Build more gender-diverse teams. The importance of gender diversity within the ranks of financial service providers can’t be emphasized enough—and neither can the benefits. All financial service providers would benefit from greater gender diversity so that they can take advantage of the full range of perspectives necessary to win with women customers. Women in leadership positions in the banking sector correlate with everything from fewer nonperforming loans to higher profitability and even to greater levels of innovation. Despite the linkage between gender diversity and greater innovation, however, fintech companies in the aggregate have not emerged as a disruptive force for gender equality. Only 14 percent of fintech company directors are women, and nearly 40 percent of fintechs globally have no women on their boards. But diversity and inclusion efforts must go beyond the mere recruitment and retention of people from underrepresented groups. Instead, the different experiences of previously excluded people must be tapped as sources of learning about how to improve a company’s core business. Research shows that teams that value a variety of views outperform both homogeneous teams and diverse teams that tamp down differences in favor of group cohesion.
Mobile Money Providers Are on the Front Lines of Inclusion
Much of the recent gains in financial inclusion are directly attributable to cell-phone access and the proliferation of financial services delivered through mobile phones and the internet. Conversely, the persistence of the gender gap in access to finance is exacerbated by inequality in access to smartphones. The acceleration of digital financial services in response to the COVID-19 crisis, particularly through digital government relief payments, offers an unprecedented opportunity to expand access to cell phones.
Once women have the phones, make sure they use them by employing women agents. A mobile money provider’s agent network is the retail “human face” that drives the successful business model.
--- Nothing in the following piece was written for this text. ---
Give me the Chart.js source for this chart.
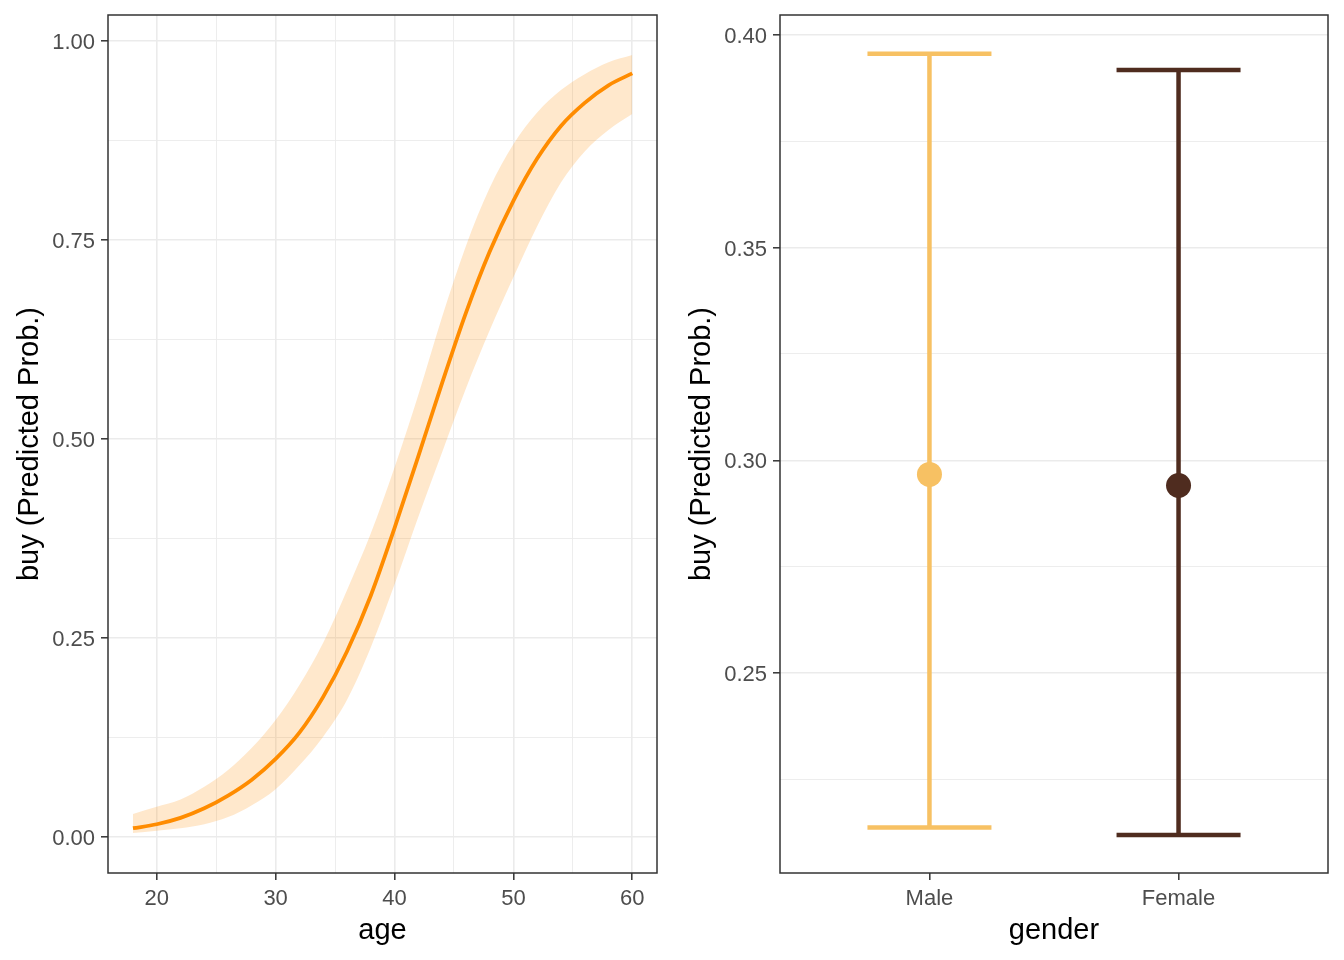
<!DOCTYPE html>
<html>
<head>
<meta charset="utf-8">
<title>buy - predicted probabilities</title>
<script src="https://cdn.jsdelivr.net/npm/chart.js@4.4.0/dist/chart.umd.min.js"></script>
<style>
  body { margin: 0; background: #fff; }
  #wrap { position: relative; width: 1344px; height: 960px; }
  canvas { position: absolute; top: 0; }
  #ageChart { left: 0; }
  #genderChart { left: 672px; }
</style>
</head>
<body>
<div id="wrap">
  <canvas id="ageChart" width="672" height="960"></canvas>
  <canvas id="genderChart" width="672" height="960"></canvas>
</div>
<script>
// Left panel: predicted probability by age
const ages = [18, 20, 22, 24, 26, 28, 30, 32, 34, 36, 38, 40, 42, 44, 46, 48, 50, 52, 54, 56, 58, 60];
const ageFit = [0.011, 0.016, 0.024, 0.036, 0.052, 0.072, 0.098, 0.131, 0.176, 0.233, 0.303, 0.388,
                0.478, 0.570, 0.658, 0.735, 0.799, 0.852, 0.893, 0.922, 0.944, 0.959];
const ageUpper = [0.029, 0.038, 0.047, 0.063, 0.084, 0.112, 0.147, 0.191, 0.244, 0.310, 0.381, 0.464,
                  0.555, 0.653, 0.742, 0.815, 0.870, 0.910, 0.938, 0.958, 0.973, 0.982];
const ageLower = [0.005, 0.008, 0.011, 0.016, 0.025, 0.040, 0.060, 0.090, 0.126, 0.172, 0.238, 0.317,
                  0.402, 0.483, 0.563, 0.636, 0.703, 0.767, 0.822, 0.861, 0.888, 0.908];
const ageTicks = [20, 30, 40, 50, 60];
const ageMinorTicks = [25, 35, 45, 55];
const probTicks = [0, 0.25, 0.5, 0.75, 1];
const probMinorTicks = [0.125, 0.375, 0.625, 0.875];

// Right panel: predicted probability by gender
const genders = ['Male', 'Female'];
const genderFit = [0.2967, 0.2941];
const genderUpper = [0.3955, 0.3917];
const genderLower = [0.2138, 0.2120];
const genderColors = ['#F7C163', '#4F2C1F'];
const genderProbTicks = [0.25, 0.30, 0.35, 0.40];
const genderProbMinorTicks = [0.225, 0.275, 0.325, 0.375];

const FONT = "'Liberation Sans', Arial, sans-serif";

function isMajor(list, v) {
    return list.some(t => Math.abs(t - v) < 1e-9);
}

// one scale in the ggplot theme_bw look
function buildScale(cfg) {
    return {
        type: 'linear',
        min: cfg.min,
        max: cfg.max,
        afterBuildTicks: function(scale) {
            scale.ticks = cfg.major.concat(cfg.minor)
                .sort((a, b) => a - b)
                .map(v => ({ value: v }));
        },
        afterFit: function(scale) {
            if (cfg.horizontal) {
                scale.height = 87;
            } else {
                scale.width = 108;
            }
            scale.paddingTop = 0;
            scale.paddingBottom = 0;
            scale.paddingLeft = 0;
            scale.paddingRight = 0;
        },
        border: { display: false },
        grid: {
            color: cfg.gridColor || '#EBEBEB',
            lineWidth: ctx => isMajor(cfg.major, ctx.tick.value) ? 1.6 : 0.9,
            drawTicks: true,
            tickLength: 7,
            tickWidth: 1.5,
            tickColor: ctx => isMajor(cfg.major, ctx.tick.value) ? '#333333' : 'rgba(0,0,0,0)'
        },
        ticks: {
            autoSkip: false,
            maxRotation: 0,
            minRotation: 0,
            padding: 6,
            labelOffset: cfg.horizontal ? 0 : 2,
            color: '#4D4D4D',
            font: { family: FONT, size: 22 },
            callback: function(value) {
                return isMajor(cfg.major, value) ? cfg.label(value) : '';
            }
        },
        title: {
            display: true,
            text: cfg.title,
            color: '#000000',
            font: { family: FONT, size: 29 },
            padding: cfg.horizontal ? { top: 0, bottom: 12 } : { top: 13, bottom: 0 }
        }
    };
}

// full panel border
const panelBorder = {
    id: 'panelBorder',
    afterDraw(chart) {
        const { ctx, chartArea: a } = chart;
        ctx.save();
        ctx.strokeStyle = '#333333';
        ctx.lineWidth = 1.5;
        ctx.strokeRect(a.left, a.top, a.right - a.left, a.bottom - a.top);
        ctx.restore();
    }
};

const baseOptions = {
    responsive: false,
    animation: false,
    events: [],
    plugins: {
        legend: { display: false },
        tooltip: { enabled: false }
    }
};

// Age chart
const toPoints = arr => ages.map((a, i) => ({ x: a, y: arr[i] }));

new Chart(document.getElementById('ageChart'), {
    type: 'line',
    data: {
        datasets: [
            {
                label: 'fit',
                data: toPoints(ageFit),
                borderColor: '#FF8C00',
                borderWidth: 3.8,
                pointRadius: 0,
                fill: false,
                cubicInterpolationMode: 'monotone'
            },
            {
                label: 'upper',
                data: toPoints(ageUpper),
                borderColor: 'rgba(0,0,0,0)',
                borderWidth: 0,
                pointRadius: 0,
                fill: '+1',
                backgroundColor: 'rgba(255, 140, 0, 0.2)',
                cubicInterpolationMode: 'monotone'
            },
            {
                label: 'lower',
                data: toPoints(ageLower),
                borderColor: 'rgba(0,0,0,0)',
                borderWidth: 0,
                pointRadius: 0,
                fill: false,
                cubicInterpolationMode: 'monotone'
            }
        ]
    },
    options: Object.assign({}, baseOptions, {
        layout: { autoPadding: false, padding: { top: 15, right: 15, bottom: 0, left: 0 } },
        scales: {
            x: buildScale({
                horizontal: true,
                min: 15.9, max: 62.08,
                major: ageTicks, minor: ageMinorTicks,
                label: v => String(v),
                title: 'age'
            }),
            y: buildScale({
                min: -0.0452, max: 1.0323,
                major: probTicks, minor: probMinorTicks,
                label: v => v.toFixed(2),
                title: 'buy (Predicted Prob.)'
            })
        }
    }),
    plugins: [panelBorder]
});

// Gender chart: whisker, caps and point for each level
const genderDatasets = [];
genders.forEach(function(g, i) {
    const c = genderColors[i];
    genderDatasets.push({
        label: g + ' range',
        data: [{ x: i + 1, y: genderLower[i] }, { x: i + 1, y: genderUpper[i] }],
        showLine: true,
        borderColor: c,
        borderWidth: 4.5,
        pointRadius: 0,
        order: 3
    });
    genderDatasets.push({
        label: g + ' caps',
        data: [{ x: i + 1, y: genderUpper[i] }, { x: i + 1, y: genderLower[i] }],
        showLine: false,
        pointStyle: 'line',
        pointRadius: 62,
        pointBorderWidth: 4.5,
        pointBorderColor: c,
        order: 2
    });
    genderDatasets.push({
        label: g,
        data: [{ x: i + 1, y: genderFit[i] }],
        showLine: false,
        pointRadius: 12.5,
        pointBackgroundColor: c,
        pointBorderColor: c,
        pointBorderWidth: 0,
        order: 1
    });
});

new Chart(document.getElementById('genderChart'), {
    type: 'scatter',
    data: { datasets: genderDatasets },
    options: Object.assign({}, baseOptions, {
        layout: { autoPadding: false, padding: { top: 15, right: 16, bottom: 0, left: 0 } },
        scales: {
            x: buildScale({
                horizontal: true,
                min: 0.4, max: 2.6,
                major: [1, 2], minor: [],
                gridColor: 'rgba(0,0,0,0)',
                label: v => genders[Math.round(v) - 1],
                title: 'gender'
            }),
            y: buildScale({
                min: 0.2031, max: 0.4046,
                major: genderProbTicks, minor: genderProbMinorTicks,
                label: v => v.toFixed(2),
                title: 'buy (Predicted Prob.)'
            })
        }
    }),
    plugins: [panelBorder]
});
</script>
</body>
</html>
Offering both “tech” and “touch” is particularly important to women customers; women agents and banking correspondents have proven adept at listening to customers’ needs, answering questions related to digital technology or the products on offer, and, overall, establishing trust with both men and women.
Expand the number of cash-in/cash-out (CICO) points. Despite the growing reach of mobile money, roughly 90 percent of transactions in the developing world are still completed in cash. To put this figure in context: one-third of transactions in the US are settled in cash, while Sweden is on track to become the first cashless society, with only 12 percent of transactions taking place in cash. The growth trajectory of digital financial services throughout the developing world will still require a sufficient number of CICO points so that people can continue to make cash payments until enough products and services can be paid for digitally. The experience with M-Pesa in Kenya demonstrates that the inclusion impact of digital financial services is directly linked to the proximity of agents. For women, who, because of social norms or household responsibilities, often have less mobility than men, the convenient location of CICO points is an even more significant factor in driving inclusion. In the context of COVID, where social distancing is so vital, the India Post Bank has found an innovative solution: it has equipped postal workers with handheld devices to provide doorstep cash withdrawal based on a customer’s biometric ID.